**Records to use**.
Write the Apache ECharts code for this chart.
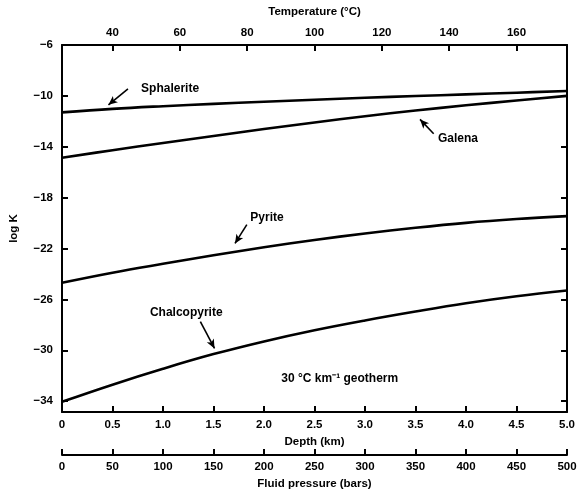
<!DOCTYPE html>
<html>
<head>
<meta charset="utf-8">
<script src="https://cdn.jsdelivr.net/npm/echarts@6/dist/echarts.min.js"></script>
<style>
html,body{margin:0;padding:0;background:#fff;}
#c{width:582px;height:491px;}
</style>
</head>
<body>
<div id="c"></div>
<script>
// ---- data ----
var depthKm = [0, 0.5, 1.0, 1.5, 2.0, 2.5, 3.0, 3.5, 4.0, 4.5, 5.0];
var sphalerite   = [-11.3, -11.02, -10.81, -10.63, -10.46, -10.3, -10.15, -10.01, -9.88, -9.75, -9.62];
var galena       = [-14.86, -14.27, -13.7, -13.15, -12.61, -12.09, -11.6, -11.15, -10.74, -10.36, -10.0];
var pyrite       = [-24.69, -23.9, -23.2, -22.53, -21.9, -21.33, -20.82, -20.37, -19.98, -19.68, -19.45];
var chalcopyrite = [-34.05, -32.7, -31.45, -30.3, -29.3, -28.42, -27.65, -26.95, -26.3, -25.75, -25.3];
var logKTicks = [-34, -30, -26, -22, -18, -14, -10, -6];
var tempTicks = [40, 60, 80, 100, 120, 140, 160];
var pressureTicks = [0, 50, 100, 150, 200, 250, 300, 350, 400, 450, 500];

function pairs(vals){ return depthKm.map(function(d,i){ return [d, vals[i]]; }); }

var FONT = 'Liberation Sans';
var txt = {color:'#000', fontFamily: FONT, fontWeight:'bold', fontSize: 11.5};
var axisLine = {show:true, onZero:false, lineStyle:{color:'#000', width:2}};
var tick = {show:true, inside:true, length:6, lineStyle:{color:'#000', width:2}};

function annot(text, x, y){
  return {coord:[x,y], symbol:'rect', symbolSize:1, itemStyle:{color:'rgba(0,0,0,0)'},
    label:{show:true, position:'inside', formatter:text, color:'#000', fontFamily:FONT, fontWeight:'bold', fontSize:12}};
}
function arrow(x1,y1,x2,y2){
  return [{coord:[x1,y1]},{coord:[x2,y2]}];
}
function curve(name, vals, arrows, labels){
  return {
    name:name, type:'line', xAxisIndex:0, yAxisIndex:0, smooth:0.4, showSymbol:false,
    data: pairs(vals), lineStyle:{color:'#000', width:2.6}, itemStyle:{color:'#000'}, silent:true,
    markLine:{silent:true, symbol:['none','arrow'], symbolSize:[6,9], animation:false,
      lineStyle:{color:'#000', width:1.6, type:'solid'}, label:{show:false}, data: arrows},
    markPoint:{silent:true, animation:false, data: labels}
  };
}

var chart = echarts.init(document.getElementById('c'), null, {renderer:'canvas'});
chart.setOption({
  animation:false,
  backgroundColor:'#fff',
  grid:{left:62, right:15, top:45, bottom:79, containLabel:false, outerBoundsMode:'none'},
  xAxis:[
    {type:'value', position:'bottom', min:0, max:5, interval:0.5,
     name:'Depth (km)', nameLocation:'middle', nameGap:21, nameTextStyle:txt,
     axisLine:axisLine, axisTick:tick, splitLine:{show:false},
     axisLabel:Object.assign({margin:7, formatter:function(v){return v===0?'0':v.toFixed(1);}}, txt)},
    {type:'value', position:'top', min:25, max:175,
     name:'Temperature (°C)', nameLocation:'middle', nameGap:27, nameTextStyle:txt,
     axisLine:axisLine, axisTick:Object.assign({customValues:tempTicks}, tick), splitLine:{show:false},
     axisLabel:Object.assign({margin:6, customValues:tempTicks}, txt)},
    {type:'value', position:'bottom', offset:43, min:0, max:500, interval:50,
     name:'Fluid pressure (bars)', nameLocation:'middle', nameGap:22, nameTextStyle:txt,
     axisLine:axisLine, axisTick:tick, splitLine:{show:false},
     axisLabel:Object.assign({margin:6, customValues:pressureTicks}, txt)}
  ],
  yAxis:[
    {type:'value', position:'left', min:-34.85, max:-6,
     name:'log K', nameLocation:'middle', nameGap:42, nameRotate:90, nameTextStyle:txt,
     axisLine:axisLine, axisTick:Object.assign({customValues:logKTicks}, tick), splitLine:{show:false},
     axisLabel:Object.assign({margin:9, customValues:logKTicks, formatter:function(v){return v<0?'\u2212'+Math.abs(v):String(v);}}, txt)},
    {type:'value', position:'right', min:-34.85, max:-6,
     axisLine:axisLine, axisTick:Object.assign({customValues:logKTicks}, tick), splitLine:{show:false},
     axisLabel:{show:false}}
  ],
  series:[
    curve('Sphalerite', sphalerite, [arrow(0.653,-9.45,0.46,-10.7)], [annot('Sphalerite', 1.07, -9.4)]),
    curve('Galena', galena, [arrow(3.68,-12.98,3.545,-11.85)], [annot('Galena', 3.92, -13.35)]),
    curve('Pyrite', pyrite, [arrow(1.83,-20.12,1.713,-21.6)], [annot('Pyrite', 2.03, -19.55)]),
    curve('Chalcopyrite', chalcopyrite, [arrow(1.37,-27.75,1.51,-29.85)], [annot('Chalcopyrite', 1.23, -27.08)]),
    {type:'line', xAxisIndex:0, yAxisIndex:0, data:[], silent:true,
     markPoint:{silent:true, animation:false, data:[annot('30 °C km\u207B\u00B9 geotherm', 2.75, -32.27)]}}
  ]
});
</script>
</body>
</html>
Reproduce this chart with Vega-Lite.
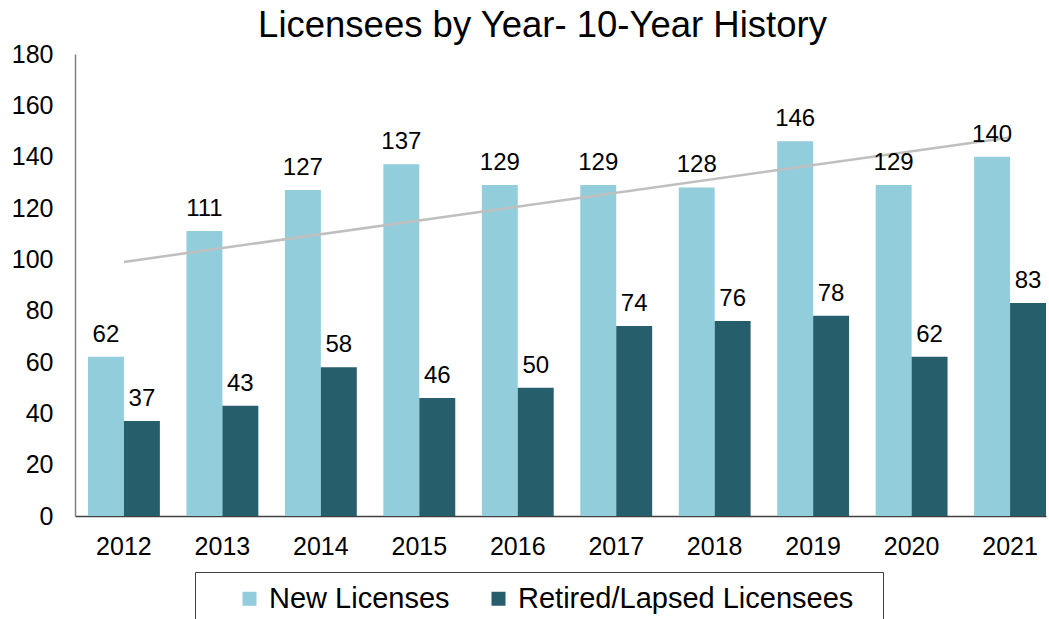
{
  "$schema": "https://vega.github.io/schema/vega-lite/v6.json",
  "width": 971,
  "height": 462,
  "autosize": {"type": "none"},
  "padding": {"left": 75, "top": 54, "right": 3, "bottom": 103},
  "background": "white",
  "title": {
    "text": "Licensees by Year- 10-Year History",
    "font": "Liberation Sans",
    "fontSize": 36.5,
    "fontWeight": "normal",
    "color": "#000000",
    "anchor": "middle",
    "baseline": "alphabetic",
    "offset": -31,
    "dx": -18
  },
  "datasets": {
    "bars": [
      {"year": "2012", "series": "New Licenses", "value": 62},
      {"year": "2012", "series": "Retired/Lapsed Licensees", "value": 37},
      {"year": "2013", "series": "New Licenses", "value": 111},
      {"year": "2013", "series": "Retired/Lapsed Licensees", "value": 43},
      {"year": "2014", "series": "New Licenses", "value": 127},
      {"year": "2014", "series": "Retired/Lapsed Licensees", "value": 58},
      {"year": "2015", "series": "New Licenses", "value": 137},
      {"year": "2015", "series": "Retired/Lapsed Licensees", "value": 46},
      {"year": "2016", "series": "New Licenses", "value": 129},
      {"year": "2016", "series": "Retired/Lapsed Licensees", "value": 50},
      {"year": "2017", "series": "New Licenses", "value": 129},
      {"year": "2017", "series": "Retired/Lapsed Licensees", "value": 74},
      {"year": "2018", "series": "New Licenses", "value": 128},
      {"year": "2018", "series": "Retired/Lapsed Licensees", "value": 76},
      {"year": "2019", "series": "New Licenses", "value": 146},
      {"year": "2019", "series": "Retired/Lapsed Licensees", "value": 78},
      {"year": "2020", "series": "New Licenses", "value": 129},
      {"year": "2020", "series": "Retired/Lapsed Licensees", "value": 62},
      {"year": "2021", "series": "New Licenses", "value": 140},
      {"year": "2021", "series": "Retired/Lapsed Licensees", "value": 83}
    ],
    "trend": [
      {"year": "2012", "trend": 99},
      {"year": "2021", "trend": 147.5}
    ]
  },
  "encoding": {
    "x": {
      "field": "year",
      "type": "ordinal",
      "scale": {
        "domain": ["2012", "2013", "2014", "2015", "2016", "2017", "2018", "2019", "2020", "2021"],
        "paddingInner": 0.27,
        "paddingOuter": 0.066,
        "align": 1
      },
      "axis": {
        "title": null,
        "labelAngle": 0,
        "labelFont": "Liberation Sans",
        "labelFontSize": 25,
        "labelColor": "#000000",
        "labelPadding": 18,
        "ticks": false,
        "domainColor": "#404040",
        "domainWidth": 1.5
      }
    }
  },
  "layer": [
    {
      "data": {"name": "bars"},
      "mark": {"type": "bar"},
      "encoding": {
        "y": {
          "field": "value",
          "type": "quantitative",
          "scale": {"domain": [0, 180], "nice": false},
          "axis": {
            "title": null,
            "values": [0, 20, 40, 60, 80, 100, 120, 140, 160, 180],
            "grid": false,
            "ticks": false,
            "labelFont": "Liberation Sans",
            "labelFontSize": 25,
            "labelColor": "#000000",
            "labelPadding": 22,
            "domainColor": "#808080",
            "domainWidth": 1.5
          }
        },
        "xOffset": {"field": "series", "type": "nominal", "scale": {"paddingInner": 0, "paddingOuter": 0}},
        "color": {
          "field": "series",
          "type": "nominal",
          "scale": {
            "domain": ["New Licenses", "Retired/Lapsed Licensees"],
            "range": ["#92CDDC", "#265E6C"]
          },
          "legend": {
            "title": " ",
            "titleOrient": "right",
            "titleFontSize": 60,
            "titlePadding": 18,
            "orient": "none",
            "direction": "horizontal",
            "legendX": 120,
            "legendY": 518,
            "symbolType": "square",
            "symbolSize": 196,
            "symbolStrokeWidth": 0,
            "symbolOffset": 28,
            "labelFont": "Liberation Sans",
            "labelFontSize": 29,
            "labelColor": "#000000",
            "labelOffset": 5,
            "columnPadding": 6,
            "padding": 12,
            "strokeColor": "#404040",
            "fillColor": "white",
            "labelLimit": 500
          }
        }
      }
    },
    {
      "data": {"name": "trend"},
      "mark": {"type": "line", "color": "#BFBFBF", "strokeWidth": 2.5},
      "encoding": {
        "y": {"field": "trend", "type": "quantitative"}
      }
    },
    {
      "data": {"name": "bars"},
      "mark": {
        "type": "text",
        "font": "Liberation Sans",
        "fontSize": 24,
        "color": "#000000",
        "baseline": "alphabetic",
        "dy": -15
      },
      "encoding": {
        "y": {"field": "value", "type": "quantitative"},
        "xOffset": {"field": "series", "type": "nominal", "scale": {"paddingInner": 0, "paddingOuter": 0}},
        "text": {"field": "value", "type": "quantitative"}
      }
    }
  ],
  "config": {
    "view": {"stroke": null}
  }
}
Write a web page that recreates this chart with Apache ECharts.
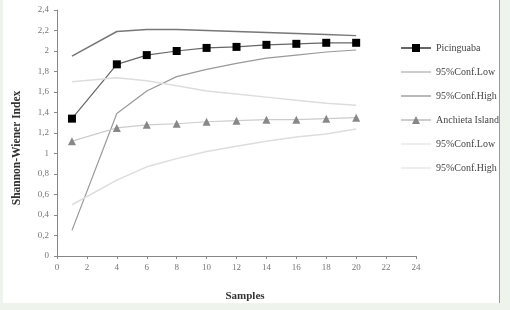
<!DOCTYPE html>
<html>
<head>
<meta charset="utf-8">
<script src="https://cdn.jsdelivr.net/npm/echarts@6/dist/echarts.min.js"></script>
<style>
  html, body { margin: 0; padding: 0; background: #eef3ec; }
  #chart { position: absolute; left: 3px; top: 0; width: 496px; height: 303px; background: #fff; border-right: 1px solid #999; }
</style>
</head>
<body>
<div id="chart"></div>
<script>
// samples on the x axis
const samples = [1, 4, 6, 8, 10, 12, 14, 16, 18, 20]

// Picinguaba
const picinguaba = [1.34, 1.87, 1.96, 2.0, 2.03, 2.04, 2.06, 2.07, 2.08, 2.08]
const picLow = [0.25, 1.39, 1.61, 1.75, 1.82, 1.88, 1.93, 1.96, 1.99, 2.01]
const picHigh = [1.95, 2.19, 2.21, 2.21, 2.2, 2.19, 2.18, 2.17, 2.16, 2.15]

// Anchieta Island
const anchieta = [1.12, 1.25, 1.28, 1.29, 1.31, 1.32, 1.33, 1.33, 1.34, 1.35]
const ancLow = [0.5, 0.74, 0.87, 0.95, 1.02, 1.07, 1.12, 1.16, 1.19, 1.24]
const ancHigh = [1.7, 1.74, 1.71, 1.66, 1.61, 1.58, 1.55, 1.52, 1.49, 1.47]

const font = 'Liberation Serif'
const toPairs = (vals) => samples.map((s, i) => [s, vals[i]])
const comma = (v) => String(v).replace('.', ',')
// thin line legend icon (tiny corner dots keep the box 30x10)
const lineIcon = 'path://M0,0h0.01v0.01h-0.01z M0,4.5h30v1h-30z M30,10h0.01v0.01h-0.01z'

const lineSeries = (name, vals, color, width, symbol, symbolSize, symbolColor) => ({
    name,
    type: 'line',
    data: toPairs(vals),
    symbol: symbol || 'none',
    symbolSize: symbolSize || 0,
    showSymbol: !!symbol,
    lineStyle: { color, width },
    itemStyle: { color: symbolColor || color },
    emphasis: { disabled: true },
    animation: false,
})

const chart = echarts.init(document.getElementById('chart'))
chart.setOption({
    animation: false,
    grid: { left: 54, right: 83, top: 10, bottom: 47 },
    legend: {
        orient: 'vertical',
        left: 397,
        top: 43,
        padding: 0,
        itemWidth: 30,
        itemHeight: 10,
        itemGap: 14,
        textStyle: { fontFamily: font, fontSize: 10, color: '#444' },
        data: [
            { name: 'Picinguaba' },
            { name: '95%Conf.Low', icon: lineIcon },
            { name: '95%Conf.High', icon: lineIcon },
            { name: 'Anchieta Island' },
            { name: '95%Conf.Low ', icon: lineIcon },
            { name: '95%Conf.High ', icon: lineIcon },
        ],
    },
    graphic: [
        {
            type: 'text',
            rotation: Math.PI / 2,
            x: 17 - 3, y: 148,
            style: { text: 'Shannon-Wiener Index', font: 'bold 11.5px "Liberation Serif"', fill: '#333', align: 'center', verticalAlign: 'middle' },
        },
        {
            type: 'text',
            x: 245 - 3, y: 296,
            style: { text: 'Samples', font: 'bold 11px "Liberation Serif"', fill: '#333', align: 'center', verticalAlign: 'middle' },
        },
    ],
    xAxis: {
        type: 'value',
        min: 0,
        max: 24,
        interval: 2,
        axisLine: { lineStyle: { color: '#888' } },
        axisTick: { show: true, length: 3, lineStyle: { color: '#888' } },
        axisLabel: { fontFamily: font, fontSize: 9, color: '#777', margin: 7 },
        splitLine: { show: false },
    },
    yAxis: {
        type: 'value',
        min: 0,
        max: 2.4,
        interval: 0.2,
        axisLine: { show: true, lineStyle: { color: '#888' } },
        axisTick: { show: true, length: 3, lineStyle: { color: '#888' } },
        axisLabel: { fontFamily: font, fontSize: 9, color: '#777', margin: 8, formatter: comma },
        splitLine: { show: false },
    },
    series: [
        lineSeries('Picinguaba', picinguaba, '#666', 1.2, 'rect', 8, '#000'),
        lineSeries('95%Conf.Low', picLow, '#999', 1.2),
        lineSeries('95%Conf.High', picHigh, '#777', 1.5),
        lineSeries('Anchieta Island', anchieta, '#ccc', 1.2, 'triangle', 8, '#888'),
        lineSeries('95%Conf.Low ', ancLow, '#ddd', 1.5),
        lineSeries('95%Conf.High ', ancHigh, '#ddd', 1.5),
    ],
})
</script>
</body>
</html>
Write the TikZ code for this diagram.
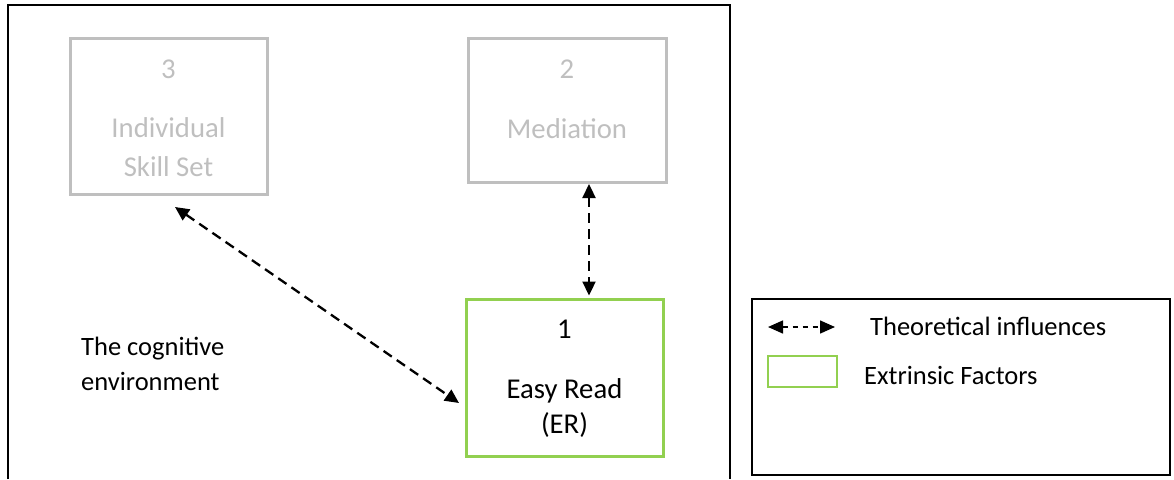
\documentclass[tikz,border=0pt]{standalone}
\usepackage{fontspec}
\setmainfont{Carlito}
\usetikzlibrary{arrows.meta}
\definecolor{boxgray}{RGB}{191,191,191}
\definecolor{extgreen}{RGB}{146,208,80}
\begin{document}
\begin{tikzpicture}[x=1pt,y=-1pt,
  factorbox/.style={draw=boxgray, line width=3pt, inner sep=0pt},
  extbox/.style={draw=extgreen, line width=3pt, inner sep=0pt},
  boxtext/.style={anchor=base, inner sep=0pt, font=\fontsize{28.7}{34}\selectfont},
  fadedtext/.style={boxtext, text=boxgray},
  plaintext/.style={anchor=base west, inner sep=0pt, font=\fontsize{26.5}{32}\selectfont},
  influence/.style={line width=2.3pt, dash pattern=on 10pt off 6pt,
    {Triangle[length=14pt,width=13pt]}-{Triangle[length=14pt,width=13pt]}},
  keyarrow/.style={line width=1.5pt, dash pattern=on 5pt off 5pt,
    {Triangle[length=15pt,width=13pt]}-{Triangle[length=15pt,width=13pt]}}]
\useasboundingbox (0,0) rectangle (1174,479);

% frame of the cognitive environment (open at the bottom)
\coordinate (fbl) at (8,479);
\coordinate (ftl) at (8,5);
\coordinate (ftr) at (730,5);
\coordinate (fbr) at (730,479);
\draw[line width=2pt] (fbl) -- (ftl) -- (ftr) -- (fbr);

% factor boxes
\node[factorbox, minimum width=197pt, minimum height=156pt] (b3) at (168.5,116) {};
\node[factorbox, minimum width=198pt, minimum height=144pt] (b2) at (567,110) {};
\node[extbox, minimum width=197pt, minimum height=157pt] (b1) at (564.5,377.5) {};

% box texts
\node[fadedtext] (t3a) at (168.5,78) {3};
\node[fadedtext] (t3b) at (168.5,137) {Individual};
\node[fadedtext] (t3c) at (168.5,176) {Skill Set};
\node[fadedtext] (t2a) at (567,78) {2};
\node[fadedtext] (t2b) at (567,138) {Mediation};
\node[boxtext] (t1a) at (564.5,338) {1};
\node[boxtext] (t1b) at (564.5,398) {Easy Read};
\node[boxtext] (t1c) at (564.5,433) {(ER)};

\node[plaintext] (env1) at (81,355) {The cognitive};
\node[plaintext] (env2) at (81,390) {environment};

% theoretical influences
\coordinate (vx) at (589,0);
\draw[influence, shorten <=0.5pt, shorten >=2pt] (b2.south -| vx) -- (b1.north -| vx);
\coordinate (d3) at (175,207);
\coordinate (d1) at (459,403);
\draw[influence] (d3) -- (d1);

% key
\node[draw, line width=2pt, minimum width=418pt, minimum height=176pt, inner sep=0pt] (key) at (961,387) {};
\coordinate (ka) at (768,327);
\coordinate (kb) at (835,327);
\draw[keyarrow] (ka) -- (kb);
\node[plaintext] (kt1) at (870,335) {Theoretical influences};
\node[draw=extgreen, line width=2.5pt, minimum width=69pt, minimum height=31pt, inner sep=0pt] (kg) at (802.5,371.5) {};
\node[plaintext] (kt2) at (864,384) {Extrinsic Factors};
\end{tikzpicture}
\end{document}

**Task directions**. Output nothing except the lines from the one containing "Write a web" through the one containing "16, 18, 20]", both kept, with the pictures removed.

**Full solution**.
Write a web page that recreates this chart with Apache ECharts.
<!DOCTYPE html>
<html>
<head>
<meta charset="utf-8">
<script src="https://cdn.jsdelivr.net/npm/echarts@6/dist/echarts.min.js"></script>
<style>
  html, body { margin: 0; padding: 0; background: #eef3ec; }
  #chart { position: absolute; left: 3px; top: 0; width: 496px; height: 303px; background: #fff; border-right: 1px solid #999; }
</style>
</head>
<body>
<div id="chart"></div>
<script>
// samples on the x axis
const samples = [1, 4, 6, 8, 10, 12, 14, 16, 18, 20]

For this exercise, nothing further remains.